How to attenuate current in a wide range

[eigen]

I need to measure a time-dependent current signal between 1uA and 20mA. I used a current log amplifier LOG114 from TI. It worked okay for low current level. But as long as the current passed 1mA, there were significant errors/nonlinearity, and the suggested error correction method in LOG114's manual was not good enough. So I am thinking of attenuating the current by at least 20 times to make LOG114 perform in comfort zone. Can anyone suggest a way of doing this, or alternative solution to this problem?

 

[Vbase]

I looked at the datasheet if you are using the Dual Supply Configuration then it is easy. Since the input is the inverting input of the opamp the voltage there is always 0V so the current into 20R is 20 times less than the current into R. You can use R=100 ohm

 

[FvM]

Not a good idea. Current divider resistors will ruin the accuracy at lower currents. Increasing error above 1 mA shows that log transistor area is too small. A log amplifier with "larger" transistors, probably a combination of suitable transistor arrays and precision OPs may the only solution.

 

[D.A.(Tony)Stewart]

Fig 2 in the datasheet shows 8 decades of performance on a single supply.
V+ = 5V

V− = GND

100pA ≤ Input signal ≤ 10mA

What's different?

 

[FvM]

Fig 2 in the datasheet shows 8 decades of performance on a single supply.
V+ = 5V

V− = GND

100pA ≤ Input signal ≤ 10mA

What's different?

The error curve tells what the problem is.

 

[Vbase]

Not a good idea. Current divider resistors will ruin the accuracy at lower currents. Increasing error above 1 mA shows that log transistor area is too small. A log amplifier with "larger" transistors, probably a combination of suitable transistor arrays and precision OPs may the only solution.

FvM,
If eigen comes back and say that my suggestion works, will you eat your hat?

 

[D.A.(Tony)Stewart]

The error curve tells what the problem is.

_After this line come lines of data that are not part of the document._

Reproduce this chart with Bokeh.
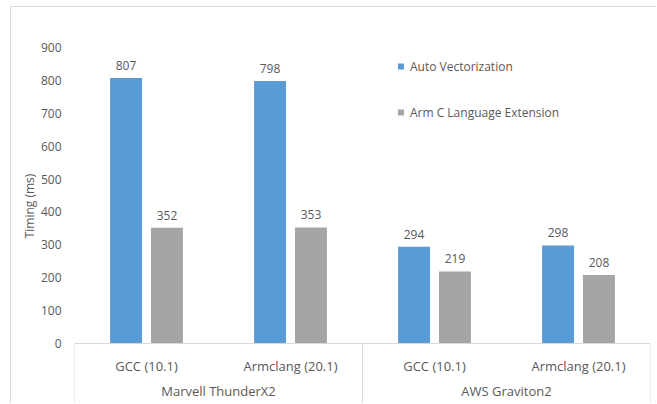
from bokeh.plotting import figure
from bokeh.models import FactorRange, Range1d, FixedTicker, ColumnDataSource
from bokeh.transform import dodge
from bokeh.core.properties import value
from bokeh.embed import file_html
from bokeh.resources import INLINE

# ---- data ----
platforms = ["Marvell ThunderX2", "AWS Graviton2"]
compilers = ["GCC (10.1)", "Armclang (20.1)"]
series_names = ["Auto Vectorization", "Arm C Language Extension"]
auto_vec = [807, 798, 294, 298]
acle = [352, 353, 219, 208]
y_ticks = [0, 100, 200, 300, 400, 500, 600, 700, 800, 900]

factors = [(pl, c) for pl in platforms for c in compilers]

FONT = "Open Sans"
TXT = "#595959"
LINE = "#D9D9D9"
BLUE = "#5B9BD5"
GRAY = "#A5A5A5"

W, H = 646, 397
PX = 0.3289  # pixels per unit
Y0 = 336     # canvas y of value 0
YTOP = Y0 / PX
YBOT = -(H - Y0) / PX

p = figure(width=W, height=H, output_backend="svg", toolbar_location=None,
           x_range=FactorRange(*factors, range_padding=0, group_padding=0,
                               factor_padding=0),
           y_range=Range1d(YBOT, YTOP),
           min_border_left=63, min_border_right=7, min_border_top=0,
           min_border_bottom=0)
p.styles = {"margin-left": "10px", "margin-top": "6px",
            "border-left": "1px solid #D9D9D9",
            "border-top": "1px solid #D9D9D9"}
p.xaxis.visible = False
p.xgrid.visible = False
p.ygrid.visible = False
p.outline_line_color = None
p.background_fill_color = "white"
p.border_fill_color = "white"

ax = p.yaxis[0]
ax.ticker = FixedTicker(ticks=y_ticks)
ax.bounds = (0, 900)
ax.axis_line_color = None
ax.major_tick_line_color = None
ax.minor_tick_line_color = None
ax.major_tick_out = 0
ax.major_label_standoff = 13
ax.major_label_text_font = FONT
ax.major_label_text_font_size = "12px"
ax.major_label_text_color = TXT
ax.axis_label = "Timing (ms)"
ax.axis_label_text_font = FONT
ax.axis_label_text_font_size = "12px"
ax.axis_label_text_font_style = "normal"
ax.axis_label_text_color = TXT
ax.axis_label_standoff = 0

src = ColumnDataSource(dict(x=factors, a=auto_vec, b=acle,
                            at=[str(v) for v in auto_vec],
                            bt=[str(v) for v in acle],
                            comp=[f[1] for f in factors]))

off = 0.142
bw = 0.222
p.vbar(x=dodge("x", -off, range=p.x_range), top="a", width=bw, bottom=0,
       source=src, fill_color=BLUE, line_color=None)
p.vbar(x=dodge("x", off, range=p.x_range), top="b", width=bw, bottom=0,
       source=src, fill_color=GRAY, line_color=None)

p.text(x=dodge("x", -off, range=p.x_range), y="a", text="at", source=src,
       text_align="center", text_baseline="bottom", y_offset=-8,
       text_font=value(FONT), text_font_size="12px", text_color=TXT)
p.text(x=dodge("x", off, range=p.x_range), y="b", text="bt", source=src,
       text_align="center", text_baseline="bottom", y_offset=-8,
       text_font=value(FONT), text_font_size="12px", text_color=TXT)

# category labels
p.text(x="x", y=-22 / PX, text="comp", source=src, text_align="center",
       text_baseline="middle", text_font=value(FONT), text_font_size="13px",
       text_color=TXT)
p.text(x=platforms, y=[-47 / PX] * len(platforms), text=platforms,
       text_align="center", text_baseline="middle", text_font=value(FONT),
       text_font_size="13px", text_color=TXT)

# axis box lines
n = len(factors)
p.segment(x0=[0], y0=[0], x1=[n], y1=[0], line_color=LINE, line_width=1)
p.segment(x0=[0, n // 2, n], y0=[0, 0, 0], x1=[0, n // 2, n],
          y1=[YBOT] * 3, line_color=LINE, line_width=1)

# legend (manual, Excel style)
leg_x = [2.267, 2.267]
leg_y = [277 / PX, 231 / PX]
p.scatter(x=leg_x, y=leg_y, marker="square", size=6,
          fill_color=[BLUE, GRAY], line_color=None)
p.text(x=leg_x, y=leg_y, text=series_names, x_offset=9,
       text_baseline="middle", text_align="left", text_font=value(FONT),
       text_font_size="12px", text_color=TXT)

open("out.html", "w").write(file_html(p, INLINE))
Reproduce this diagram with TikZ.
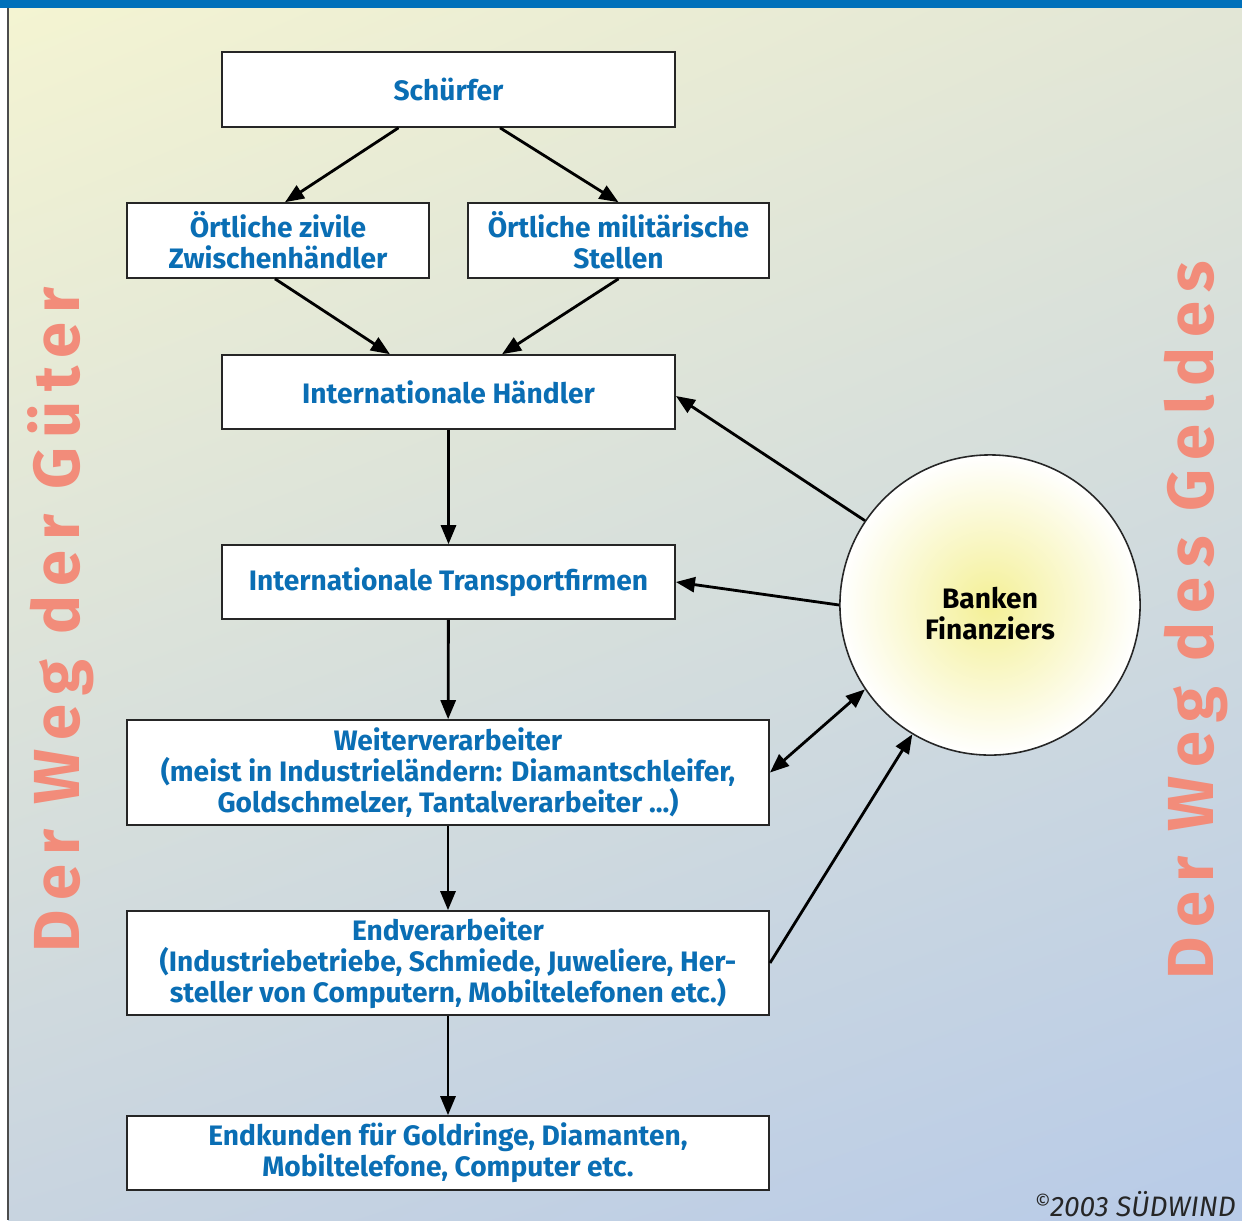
\documentclass[tikz,border=0pt]{standalone}
\usepackage{fontspec}
\setmainfont{Fira Sans}
\usetikzlibrary{arrows.meta,shadings}
\definecolor{textblue}{HTML}{0A6EB4}
\definecolor{barblue}{HTML}{0070BA}
\definecolor{salmon}{HTML}{F28C7A}
\definecolor{bgul}{RGB}{244,244,210}
\definecolor{bgur}{RGB}{226,230,214}
\definecolor{bgll}{RGB}{200,212,224}
\definecolor{bglr}{RGB}{184,203,232}
\definecolor{sunyellow}{RGB}{244,240,150}
\begin{document}
\begin{tikzpicture}[x=0.01cm,y=-0.01cm]
		\tikzset{box/.style = {draw=black!85, line width=0.45pt, fill=white, font=\fontsize{8}{8.8}\selectfont\bfseries, text=textblue, align=center, inner sep=0pt},
			flow/.style = {line width=0.8pt, -{Triangle[length=1.9mm,width=1.5mm]}},
			side/.style = {rotate=90, anchor=base west, text=salmon, font=\fontsize{18.5}{20}\selectfont\bfseries\addfontfeature{LetterSpace=14.5}}}

		% background
		\useasboundingbox (0,0) rectangle (1242,1220);
		\shade[upper left=bgul, upper right=bgur, lower left=bgll, lower right=bglr] (8,8) rectangle (1242,1220);
		\fill[barblue] (0,0) rectangle (1242,8);
		\draw[black!70, line width=0.5pt] (8,8) -- (8,1220);

		\node[side] (guetertext) at (80,965) {Der Weg der Güter};
		\node[side] (geldtext) at (1213,992) {Der Weg des Geldes};

		\node[box, minimum width=4.53cm, minimum height=0.75cm] (schuerfer) at (448.5,89.5) {Schürfer};
		\node[box, minimum width=3.02cm, minimum height=0.75cm] (zivil) at (278,240.5) {Örtliche zivile\\Zwischenhändler};
		\node[box, minimum width=3.01cm, minimum height=0.75cm] (militaer) at (618.5,240.5) {Örtliche militärische\\Stellen};
		\node[box, minimum width=4.53cm, minimum height=0.74cm] (haendler) at (448.5,392) {Internationale Händler};
		\node[box, minimum width=4.53cm, minimum height=0.74cm] (transport) at (448.5,582) {Internationale Transportfirmen};
		\node[box, minimum width=6.42cm, minimum height=1.05cm] (weiter) at (448,772.5) {Weiterverarbeiter\\(meist in Industrieländern: Diamantschleifer,\\Goldschmelzer, Tantalverarbeiter ...)};
		\node[box, minimum width=6.42cm, minimum height=1.04cm] (endverarb) at (448,963) {Endverarbeiter\\(Industriebetriebe, Schmiede, Juweliere, Her-\\steller von Computern, Mobiltelefonen etc.)};
		\node[box, minimum width=6.42cm, minimum height=0.74cm] (endkunden) at (448,1153) {Endkunden für Goldringe, Diamanten,\\Mobiltelefone, Computer etc.};

		\node[circle, draw=black!85, line width=0.45pt, minimum size=3cm, inner color=sunyellow, outer color=white] (bank) at (990,605) {};
		\node[font=\fontsize{8}{8.8}\selectfont\bfseries, align=center] (banktext) at (990,614) {Banken\\Finanziers};

		\node[anchor=base west, inner sep=0pt, font=\fontsize{8}{9}\selectfont\itshape, text=black!85] (copyright) at (1034,1216) {\raisebox{0.5ex}{\fontsize{5.5}{6}\selectfont ©}2003 SÜDWIND};

		\draw[flow] ([xshift=-0.5cm]schuerfer.south) -- ([xshift=0.07cm]zivil.north);
		\draw[flow] ([xshift=0.515cm]schuerfer.south) -- (militaer.north);
		\draw[flow] ([xshift=-0.03cm]zivil.south) -- ([xshift=-0.585cm]haendler.north);
		\draw[flow] (militaer.south) -- ([xshift=0.535cm]haendler.north);
		\draw[flow] (haendler) -- (transport);
		\draw[flow] (transport) -- (weiter);
		\draw[flow] (weiter) -- (endverarb);
		\draw[flow] (endverarb) -- (endkunden);

		\draw[flow] (bank.146) -- ([yshift=-0.04cm]haendler.east);
		\draw[flow] (bank.180) -- (transport.east);
		\draw[flow, {Triangle[length=1.9mm,width=1.5mm]}-{Triangle[length=1.9mm,width=1.5mm]}] (weiter.east) -- (bank.214);
		\draw[flow] (endverarb.east) -- (bank.239);

	\end{tikzpicture}
\end{document}
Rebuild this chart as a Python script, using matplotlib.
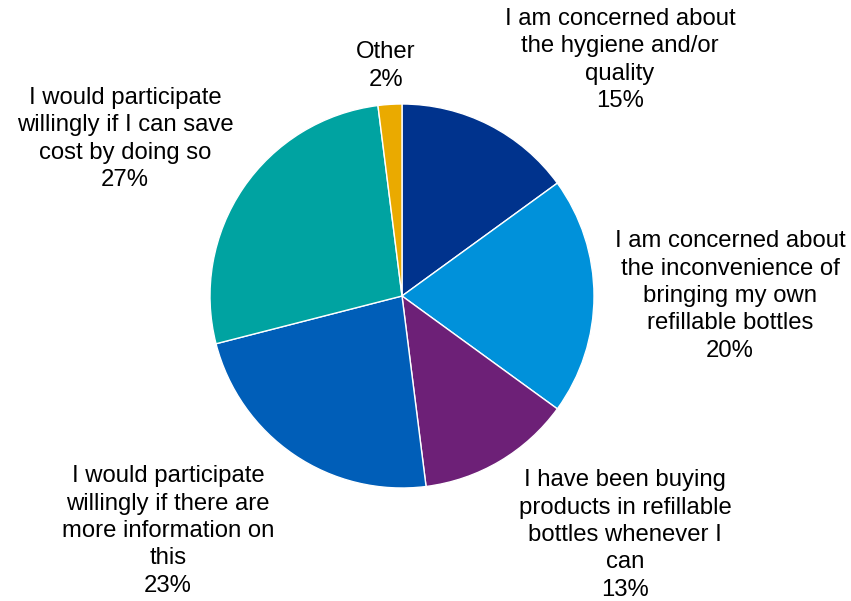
import matplotlib
matplotlib.use("Agg")
import matplotlib.pyplot as plt

# Survey responses on refillable bottles
categories = [
    "I am concerned about\nthe hygiene and/or\nquality",
    "I am concerned about\nthe inconvenience of\nbringing my own\nrefillable bottles",
    "I have been buying\nproducts in refillable\nbottles whenever I\ncan",
    "I would participate\nwillingly if there are\nmore information on\nthis",
    "I would participate\nwillingly if I can save\ncost by doing so",
    "Other",
]
shares = [15, 20, 13, 23, 27, 2]
colors = ["#00338D", "#0091DA", "#6D2077", "#005EB8", "#00A3A1", "#EAAA00"]

# label block centres in pixels (x from left, y from top)
label_px = [(620, 60), (730, 296), (625, 535), (168, 531), (125, 139), (386, 66)]

W, H, DPI = 851, 601, 100
cx, cy, R = 402, 296, 192

plt.rcParams["font.family"] = ["Liberation Sans", "DejaVu Sans"]
fig = plt.figure(figsize=(W / DPI, H / DPI), dpi=DPI)
ax = fig.add_axes([0, 0, 1, 1])

ax.pie(shares, colors=colors, startangle=90, counterclock=False, radius=1.0,
       wedgeprops=dict(edgecolor="white", linewidth=1.0))

ax.set_xlim(-cx / R, (W - cx) / R)
ax.set_ylim(-(H - cy) / R, cy / R)
ax.set_aspect("equal")
ax.axis("off")

for text, val, (px, py) in zip(categories, shares, label_px):
    x = (px - cx) / R
    y = (cy - py) / R
    ax.text(x, y, f"{text}\n{val}%", ha="center", va="center", fontsize=17.2,
            color="black", linespacing=1.32)

fig.savefig("out.png", dpi=DPI)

So if the desired accuracy is say 3% then only 6 decades of range are available and 4.5 decades of range are required.
So dropping the current by < 2 decades or /60 seems like a reasonable solution.

I'm not sure if the noise current in the resistor would be a problem for desired bandwidth.

 

[FvM]

If eigen comes back and say that my suggestion works, will you eat your hat?

No risk that it could "work". A short look at the input offset specification is sufficient to understand why. E.g. 4 mV/100 ohm = 40 µA current error.

 

[crutschow]

What is the output impedance of the current source?

 

[D.A.(Tony)Stewart]

from datasheet

Voltage inputs may be handled directly by using a low-impedance voltage source with series resistors,
but the dynamic input range is limited to approximately three decades of input voltage. This limitation
exists because of the magnitude of the required input voltage and size of the corresponding series resistor.
For 10nA of input current, a 10V voltage source and a 1GΩ resistor would be required.

So what voltage is the current source?